Short problem:
Copy nothing but the part that opens with the line containing "What D3.js code" and closes with the line containing "49.6, 50.1, 50.6, 50.3, 49.85, 49.5, 50.4, 49.7, 50.9, 50.8];". Do not include pictures.

Dataset excerpts:
• • • •

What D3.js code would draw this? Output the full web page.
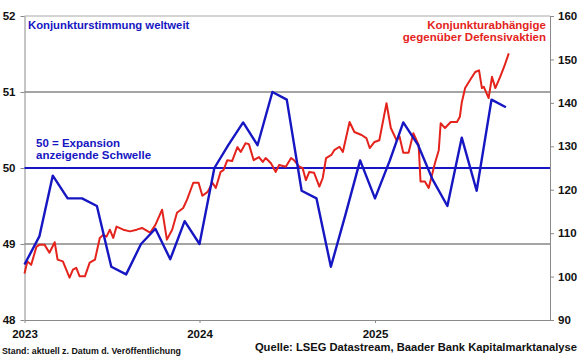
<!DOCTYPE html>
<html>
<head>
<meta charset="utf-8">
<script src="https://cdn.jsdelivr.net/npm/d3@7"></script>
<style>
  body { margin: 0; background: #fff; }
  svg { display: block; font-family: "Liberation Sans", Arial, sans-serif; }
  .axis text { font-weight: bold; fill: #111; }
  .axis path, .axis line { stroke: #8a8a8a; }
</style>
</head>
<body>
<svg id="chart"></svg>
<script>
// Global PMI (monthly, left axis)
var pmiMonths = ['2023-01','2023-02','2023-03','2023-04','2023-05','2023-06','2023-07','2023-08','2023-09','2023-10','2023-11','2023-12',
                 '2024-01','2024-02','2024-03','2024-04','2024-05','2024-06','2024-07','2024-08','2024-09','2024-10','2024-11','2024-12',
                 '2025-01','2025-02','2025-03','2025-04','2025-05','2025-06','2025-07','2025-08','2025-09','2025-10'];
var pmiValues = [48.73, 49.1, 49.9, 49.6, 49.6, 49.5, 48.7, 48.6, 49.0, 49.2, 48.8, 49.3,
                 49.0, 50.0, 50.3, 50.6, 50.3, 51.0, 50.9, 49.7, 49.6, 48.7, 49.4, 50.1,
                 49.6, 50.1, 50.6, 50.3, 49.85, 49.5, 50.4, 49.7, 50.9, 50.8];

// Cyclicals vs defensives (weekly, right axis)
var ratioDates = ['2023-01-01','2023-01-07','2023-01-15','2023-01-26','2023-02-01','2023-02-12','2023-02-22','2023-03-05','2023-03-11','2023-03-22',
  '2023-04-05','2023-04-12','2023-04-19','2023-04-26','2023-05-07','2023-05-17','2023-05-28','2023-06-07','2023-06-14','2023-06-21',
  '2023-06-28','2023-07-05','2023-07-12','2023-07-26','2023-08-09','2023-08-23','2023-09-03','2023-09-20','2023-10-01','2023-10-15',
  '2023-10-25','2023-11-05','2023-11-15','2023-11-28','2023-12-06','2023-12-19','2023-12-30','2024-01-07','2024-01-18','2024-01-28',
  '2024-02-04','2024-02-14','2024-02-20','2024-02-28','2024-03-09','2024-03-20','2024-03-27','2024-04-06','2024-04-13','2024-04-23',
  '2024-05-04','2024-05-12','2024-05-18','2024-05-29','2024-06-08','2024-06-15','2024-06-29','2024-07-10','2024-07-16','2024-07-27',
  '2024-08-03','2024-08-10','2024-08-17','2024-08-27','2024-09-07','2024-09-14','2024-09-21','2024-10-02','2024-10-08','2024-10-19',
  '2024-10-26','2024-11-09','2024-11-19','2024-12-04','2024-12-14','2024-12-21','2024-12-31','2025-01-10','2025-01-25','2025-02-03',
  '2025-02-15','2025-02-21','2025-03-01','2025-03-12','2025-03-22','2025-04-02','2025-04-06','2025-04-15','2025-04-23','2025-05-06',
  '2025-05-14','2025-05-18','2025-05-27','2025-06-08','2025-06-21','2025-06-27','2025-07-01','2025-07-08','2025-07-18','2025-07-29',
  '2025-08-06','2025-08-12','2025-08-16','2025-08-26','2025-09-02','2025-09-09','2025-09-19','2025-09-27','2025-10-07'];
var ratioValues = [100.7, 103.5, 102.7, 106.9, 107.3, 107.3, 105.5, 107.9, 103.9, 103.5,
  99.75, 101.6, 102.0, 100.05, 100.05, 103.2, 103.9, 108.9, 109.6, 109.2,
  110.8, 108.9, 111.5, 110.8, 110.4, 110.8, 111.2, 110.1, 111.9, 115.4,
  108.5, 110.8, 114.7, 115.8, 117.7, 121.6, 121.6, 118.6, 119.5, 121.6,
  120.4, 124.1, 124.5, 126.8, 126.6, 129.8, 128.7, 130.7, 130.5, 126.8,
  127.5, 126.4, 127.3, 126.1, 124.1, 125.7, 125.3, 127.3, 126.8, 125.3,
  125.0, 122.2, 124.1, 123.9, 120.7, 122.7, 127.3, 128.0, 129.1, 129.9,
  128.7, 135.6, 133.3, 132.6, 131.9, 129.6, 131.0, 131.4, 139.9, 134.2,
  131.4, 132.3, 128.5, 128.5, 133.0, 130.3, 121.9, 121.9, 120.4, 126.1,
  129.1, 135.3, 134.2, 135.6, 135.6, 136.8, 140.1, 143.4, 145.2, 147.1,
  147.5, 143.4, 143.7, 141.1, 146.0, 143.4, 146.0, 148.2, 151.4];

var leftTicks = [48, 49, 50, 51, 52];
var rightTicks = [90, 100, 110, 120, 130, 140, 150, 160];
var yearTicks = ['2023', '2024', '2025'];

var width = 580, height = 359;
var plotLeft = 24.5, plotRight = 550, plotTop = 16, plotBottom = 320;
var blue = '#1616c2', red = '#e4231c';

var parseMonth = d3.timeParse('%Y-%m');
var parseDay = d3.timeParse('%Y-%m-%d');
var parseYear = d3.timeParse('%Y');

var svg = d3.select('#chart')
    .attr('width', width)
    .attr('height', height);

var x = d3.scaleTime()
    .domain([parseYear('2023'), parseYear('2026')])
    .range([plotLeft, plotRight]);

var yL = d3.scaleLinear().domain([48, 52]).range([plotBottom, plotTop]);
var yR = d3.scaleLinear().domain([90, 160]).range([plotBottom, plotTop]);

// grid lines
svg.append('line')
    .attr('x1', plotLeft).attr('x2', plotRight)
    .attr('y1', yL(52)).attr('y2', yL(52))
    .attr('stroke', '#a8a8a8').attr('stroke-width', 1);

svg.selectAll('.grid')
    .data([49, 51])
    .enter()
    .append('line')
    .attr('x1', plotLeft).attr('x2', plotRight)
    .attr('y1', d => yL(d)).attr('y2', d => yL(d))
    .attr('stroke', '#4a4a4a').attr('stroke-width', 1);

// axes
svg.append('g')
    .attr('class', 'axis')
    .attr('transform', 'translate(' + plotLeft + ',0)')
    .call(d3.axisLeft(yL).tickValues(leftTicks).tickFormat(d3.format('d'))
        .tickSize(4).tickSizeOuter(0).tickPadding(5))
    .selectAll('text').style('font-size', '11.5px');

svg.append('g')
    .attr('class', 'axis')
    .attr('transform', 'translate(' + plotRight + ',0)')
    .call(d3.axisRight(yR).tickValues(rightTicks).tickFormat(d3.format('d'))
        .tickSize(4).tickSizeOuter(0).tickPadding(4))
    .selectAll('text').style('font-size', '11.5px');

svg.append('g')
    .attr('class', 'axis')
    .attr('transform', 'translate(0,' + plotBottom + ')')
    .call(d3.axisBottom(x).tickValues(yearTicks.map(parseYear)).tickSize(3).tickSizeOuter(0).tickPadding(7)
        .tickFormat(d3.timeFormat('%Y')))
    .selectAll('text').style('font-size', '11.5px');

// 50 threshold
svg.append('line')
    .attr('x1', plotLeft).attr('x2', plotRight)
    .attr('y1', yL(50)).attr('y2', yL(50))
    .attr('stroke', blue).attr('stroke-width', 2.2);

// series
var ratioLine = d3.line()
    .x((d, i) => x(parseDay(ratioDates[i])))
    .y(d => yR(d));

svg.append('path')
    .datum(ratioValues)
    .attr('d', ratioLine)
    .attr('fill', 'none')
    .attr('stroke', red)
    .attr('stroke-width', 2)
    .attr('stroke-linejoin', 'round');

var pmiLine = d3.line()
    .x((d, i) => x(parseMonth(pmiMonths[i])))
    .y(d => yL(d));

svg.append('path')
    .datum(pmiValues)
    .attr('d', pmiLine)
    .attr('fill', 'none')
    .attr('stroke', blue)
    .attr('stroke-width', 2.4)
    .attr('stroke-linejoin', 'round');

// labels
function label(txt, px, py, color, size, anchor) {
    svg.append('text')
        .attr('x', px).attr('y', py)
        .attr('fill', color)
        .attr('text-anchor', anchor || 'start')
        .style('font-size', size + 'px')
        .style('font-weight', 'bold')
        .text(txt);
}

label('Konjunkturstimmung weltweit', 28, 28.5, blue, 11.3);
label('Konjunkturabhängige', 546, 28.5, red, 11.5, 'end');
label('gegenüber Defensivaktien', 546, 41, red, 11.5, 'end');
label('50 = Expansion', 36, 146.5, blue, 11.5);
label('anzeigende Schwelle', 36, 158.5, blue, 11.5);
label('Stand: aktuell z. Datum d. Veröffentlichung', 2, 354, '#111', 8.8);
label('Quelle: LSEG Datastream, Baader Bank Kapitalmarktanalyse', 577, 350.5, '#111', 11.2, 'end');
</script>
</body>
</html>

• • • •

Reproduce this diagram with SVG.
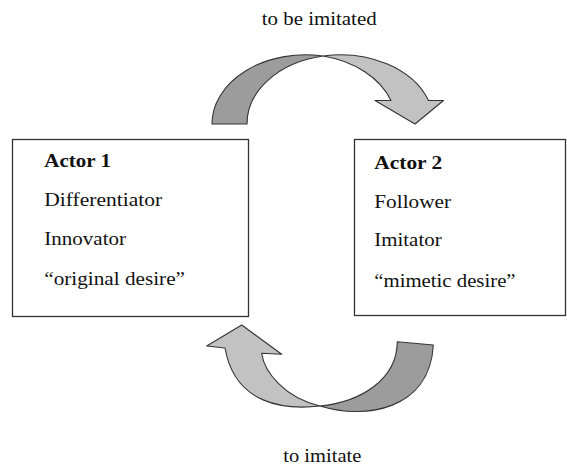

• • • •

Response to this exercise:
What D3.js code would draw this? Output the full web page.
<!DOCTYPE html>
<html>
<head>
<meta charset="utf-8">
<script src="https://cdn.jsdelivr.net/npm/d3@7"></script>
<style>
  body { margin: 0; background: #fff; }
  svg { display: block; font-family: "Liberation Sans", Arial, sans-serif; }
  .axis text { font-weight: bold; fill: #111; }
  .axis path, .axis line { stroke: #8a8a8a; }
</style>
</head>
<body>
<svg id="chart"></svg>
<script>
// Global PMI (monthly, left axis)
var pmiMonths = ['2023-01','2023-02','2023-03','2023-04','2023-05','2023-06','2023-07','2023-08','2023-09','2023-10','2023-11','2023-12',
                 '2024-01','2024-02','2024-03','2024-04','2024-05','2024-06','2024-07','2024-08','2024-09','2024-10','2024-11','2024-12',
                 '2025-01','2025-02','2025-03','2025-04','2025-05','2025-06','2025-07','2025-08','2025-09','2025-10'];
var pmiValues = [48.73, 49.1, 49.9, 49.6, 49.6, 49.5, 48.7, 48.6, 49.0, 49.2, 48.8, 49.3,
                 49.0, 50.0, 50.3, 50.6, 50.3, 51.0, 50.9, 49.7, 49.6, 48.7, 49.4, 50.1,
                 49.6, 50.1, 50.6, 50.3, 49.85, 49.5, 50.4, 49.7, 50.9, 50.8];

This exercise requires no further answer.